According to the handbook for the Federal Financial Institution Examination Council, banks are required to file a SAR with respect to:

"Transactions conducted or attempted by, at, or through the bank (or an affiliate) and aggregating $5,000 or more…"

It's utterly obscene. According to the Justice Department, going to the bank and withdrawing $5,000 should potentially prompt a banker to rat you out to the police.

Do you need to withdraw cash to purchase a used car from a private seller?

Or perhaps you are pulling out some emergency cash for a loved one.

Either one of these activities are now considered suspicious and if your cash withdrawal amounts to even a few thousand dollars your bank teller is under a legal requirement to alert officials about your suspected criminal activity. And before you argue that you can't possibly be a suspect because you have done nothing wrong, consider that even being suspected of being a suspect is now enough to land you on a terrorist watchlist in America.

In fact, according to the Obama Administration, concrete facts are no longer necessary:

The Obama administration has quietly approved a substantial expansion of the terrorist watchlist system, authorizing a secret process that requires neither "concrete facts" nor "irrefutable evidence" to designate an American or foreigner as a terrorist, according to a key government document obtained by The Intercept.

Because the government tracks "suspected terrorists" as well as "known terrorists," individuals can be watchlisted if they are suspected of being a suspected terrorist, or if they are suspected of associating with people who are suspected of terrorism activity.

But you're not a terrorist, right?

Wrong. In America, everyone is now suspected of terrorism or suspected of associating with people who might be terrorists. And because this is now the culture that exists within law enforcement agencies on the local, state and Federal levels, everyone is considered guilty until proven innocent.

And that goes double for your personal assets.

In 2012 law enforcement agencies seized $4.2 billion in assets from Americans. In most cases the money, homes, cars or other assets were seized without probable cause, warrants, charge or trial.

Because according to the government, you don't own that and the Justice Department just made it easier to engage in authorized "shake-downs" of the American people.

Here's how the scam works:

A police officer pulls a car over for speeding.  The officer thinks he smells marijuana and seizes money and perhaps other property from the vehicle. The officer (or other law enforcement agent) writes and signs a statement or affidavit explaining the situation and reasons for the seizure of the property.   That statement is used to show the courts the link between the alleged criminal behavior and the seized property.

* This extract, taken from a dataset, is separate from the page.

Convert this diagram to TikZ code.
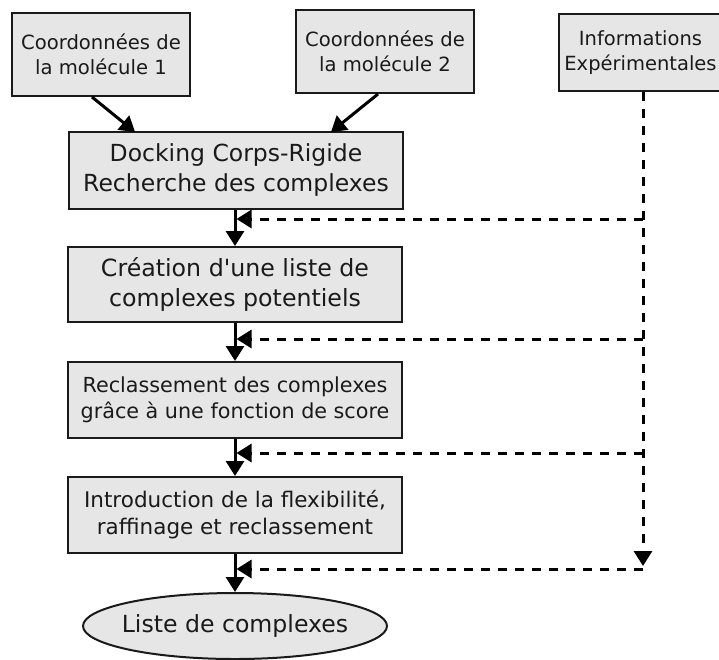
\documentclass[tikz,border=0pt]{standalone}
\usepackage{fontspec}
\setmainfont{DejaVu Sans}
\newfontfamily\apfont{DejaVu Sans}
\usetikzlibrary{arrows.meta,shapes.geometric,calc}
\definecolor{boxfill}{HTML}{E6E6E6}
\definecolor{ink}{HTML}{1A1A1A}
\tikzset{
  box/.style={draw=ink, fill=boxfill, line width=2pt, align=center, inner sep=0pt, text=ink},
  arr/.style={draw=black, line width=3pt, -{Triangle[length=15pt,width=18pt]}},
  darr/.style={draw=black, line width=3pt, dash pattern=on 9pt off 8pt, -{Triangle[length=15pt,width=18pt]}},
}
\begin{document}
\begin{tikzpicture}[x=1pt,y=-1pt]
\useasboundingbox (0,0) rectangle (719,659);
\fill[white] (0,0) rectangle (719,659);
\node[box, minimum width=178pt, minimum height=83pt, font=\fontsize{19.6}{25}\selectfont] (b1) at (101,54.5) {Coordonnées de\\la molécule 1};
\node[box, minimum width=178pt, minimum height=83pt, font=\fontsize{19.6}{25}\selectfont] (b2) at (385,51.5) {Coordonnées de\\la molécule 2};
\node[box, minimum width=163pt, minimum height=77pt, font=\fontsize{19.5}{25}\selectfont] (b3) at (640.5,52.5) {Informations\\Expérimentales};
\node[box, minimum width=334pt, minimum height=77pt, font=\fontsize{23.5}{30}\selectfont] (dock) at (236,170.5) {Docking Corps-Rigide\\Recherche des complexes};
\node[box, minimum width=334pt, minimum height=75pt, font=\fontsize{23.7}{30}\selectfont] (crea) at (235,284.5) {Création d{\apfont'}une liste de\\complexes potentiels};
\node[box, minimum width=334pt, minimum height=76pt, font=\fontsize{20.7}{26}\selectfont] (recl) at (235,400) {Reclassement des complexes\\grâce à une fonction de score};
\node[box, minimum width=334pt, minimum height=76pt, font=\fontsize{21.5}{27}\selectfont] (intro) at (235,515) {Introduction de la flexibilité,\\raffinage et reclassement};
\node[box, ellipse, minimum width=304pt, minimum height=66pt, inner xsep=-8pt, inner ysep=0pt, font=\fontsize{23.6}{30}\selectfont] (res) at (235,626) {Liste de complexes};
% top arrows
\coordinate (t1) at (135,132);
\coordinate (t2) at (331,132);
\draw[arr] ($(b1.south)+(-9,0)$) -- (t1);
\draw[arr] ($(b2.south)+(-7,0)$) -- (t2);
% main flow
\draw[arr] (dock.south -| crea.north) -- (crea.north);
\draw[arr] (crea.south) -- (recl.north);
\draw[arr] (recl.south) -- (intro.north);
\draw[arr] (intro.south) -- (res.north);
% dashed feedback
\coordinate (h1) at (643,219);
\coordinate (h2) at (643,339);
\coordinate (h3) at (643,453);
\coordinate (h4) at (643,569);
\coordinate (vend) at (643,566);
\draw[darr] (b3.south -| h1) -- (vend);
\draw[darr, shorten >=1.5pt] (h1) -- (h1 -| crea.north);
\draw[darr, shorten >=1.5pt] (h2) -- (h2 -| crea.north);
\draw[darr, shorten >=1.5pt] (h3) -- (h3 -| crea.north);
\draw[darr, shorten >=1.5pt] (h4) -- (h4 -| crea.north);
\end{tikzpicture}
\end{document}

This amounts to true "highway robbery" or roadside piracy.

Because the case is against the property and not the owner, court cases have names like these:

United States v. $124,700 in U.S. Currency

State v. One 2012 Mercedes Benz

United States v. One Gold Necklace

Property, of course, does not have constitutional rights.  As Sarah Stillman explains in her New Yorker article Taken:

There's no right to an attorney and, in most states, no presumption of innocence. Owners who wish to contest often find that the cost of hiring a lawyer far exceeds the value of their seized goods. Washington, D.C., charges up to twenty-five hundred dollars simply for the right to challenge a police seizure in court, which can take months or even years to resolve.

….

Asset forfeiture creates huge incentives for law enforcement officers to "police for profit."  The money can be used for salaries and to purchase advanced equipment.

Full Report – Civil Asset Forfeiture: "You Don't Own That"

From this point forward keep in mind that a trip to the bank could end with you being "investigated" by police. As we've seen time and again, police can simply call in a K-9 unit that will inevitably find trace amounts of drugs on your cash (because all cash has trace amounts of cocaine, meth or other substances). Once you've been identified as a suspected drug smuggler, they give themselves the authority to seize your cash, car, and even your house if they so choose.

It's a sad state of affairs when law-abiding American citizens now have to worry about how to hide their money where the bankers and police can't find it. When traveling or keeping money at home consider the Shovel and Maneuver for Hiding Gold, Guns and Other Assets:

And of course, you'll want to keep mum about your new investments and how they're being stored, because loose lips will pose a threat to not just your gold hoard, but your life as well. If thieves get wind of your investments, they may show up not with a metal detector, but armaments, putting your entire family at risk.

The scary part is that the thieves are now our very own government officials and law enforcement authorities so they can give themselves the legal authority to come in guns blazing anytime they so choose.